MJ: You know, it's probably the most difficult thing that's happened to me. And my father is the most important man in my life. But I don't know. I suppose that all that happens to me transforms me and that we can try to see the positive aspects of things. But it's hard to talk say that I'll become better through the suffering, this major suffering inflicted on my family. All that happens certainly has a reason for being and everybody can make mistakes. But unfortunately my father has paid twenty times more than each error he could have made.

P: Do you feel adult today?

MJ: I don't know what an adult is supposed to feel.

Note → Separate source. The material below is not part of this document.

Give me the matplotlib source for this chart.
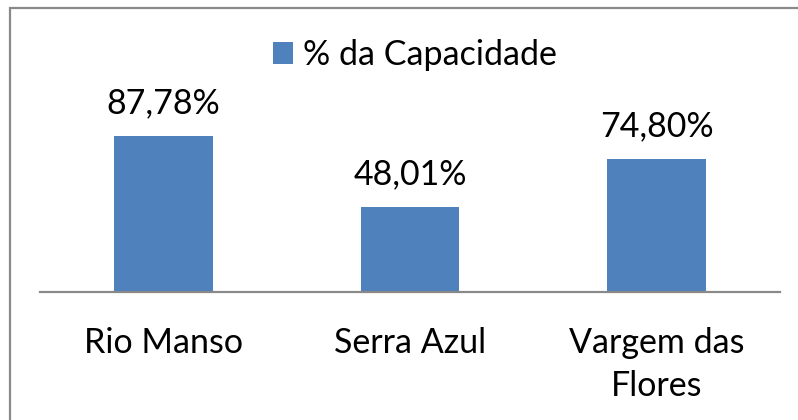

I feel like somebody who has a lot to learn and, I hope, a lot to give. And I hope I won't die before having given all I can.

P: The magazine Rolling Stone defined you as a "sour Sharon Stone that Kurt Cobain would have loved". How do you define yourself today?

MJ: Wow. I don't even know if I should take it as a compliment or an insult. Even if I like the part about Kurt Cobain. You know, language is such a reduction of thought to its simplest form. Definitions are totally stupid! When we think all the things we think, the way we reduce it to words can only add confusion. You try to have a discussion with your lover and finally you fight; you try to explain something to him and he doesn't understand. It's all like this! So, in my opinion, trying to define myself, for heaven's sake! I don't know! I let the others do it, I leave it to Rolling Stone. Because in my mind, I'm not particularly finished, there's no chance that I'd be able to define myself before, let's say, the next fifty years! Maybe on my death bed. The best definition I can give is: I am a human being, with all and nothing.